There is a movement in business today to put “stakeholders” at the forefront of a business’s thought. But it doesn’t take too much thought to imagine how that would dry up investment as shareholders would look to put their money where it’s treated best. JP Morgan has championed the stakeholder approach in the past, but when it came time to make a real decision, it chose long-term viability over the short-term public relations benefits of the “stakeholder” approach. Ross Kerber reports:
JPMorgan Chase & Co CEO Jamie Dimon has led calls for companies to consider the needs of workers, communities and customers as well as those of shareholders.
But now it is clear: investors come first.
That is how activist investor John Harrington interprets a recent decision by JPMorgan’s board – chaired by Dimon – not to convert itself to a “public benefit corporation,” a Delaware legal structure gaining attention among would-be financial reformers.
JPMorgan’s board cited a legal review it commissioned stating, among other things, that when the interests of stockholders and other constituencies conflict at a corporation like JPMorgan, “the board’s fiduciary duties require it to act in a manner that furthers the interests of the stockholders.”
That would not be the case for a public benefit corporation, however.

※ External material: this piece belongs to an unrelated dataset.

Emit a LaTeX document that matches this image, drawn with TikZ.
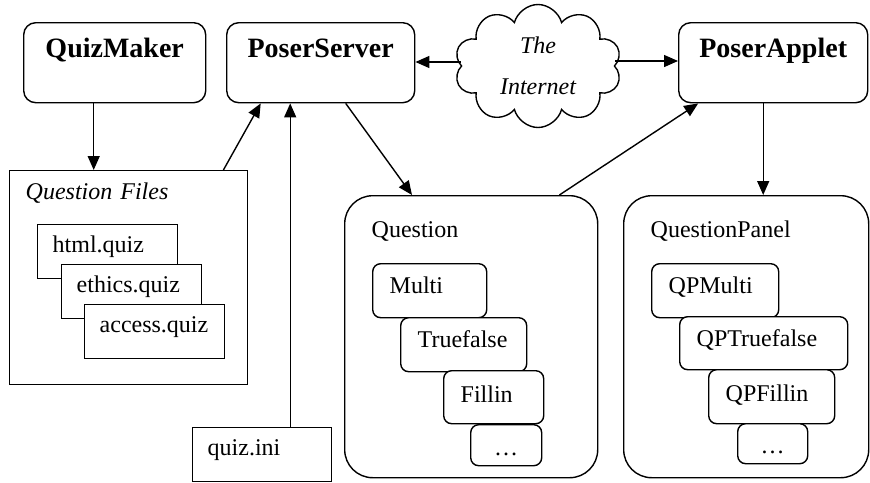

Directors at such companies must balance stockholder interests with the interests of other constituencies, according to the review sent to shareholder Harrington, who had requested it.
Harrington said the document’s details and the board’s decision show the limits of the sentiments espoused by Dimon and other top CEOs when they issued their “Statement on the Purpose of a Corporation” in 2019 calling on companies to look out for all stakeholders.
“What they said was meaningless,” Harrington said in a telephone interview.
A JPMorgan spokesman declined to comment.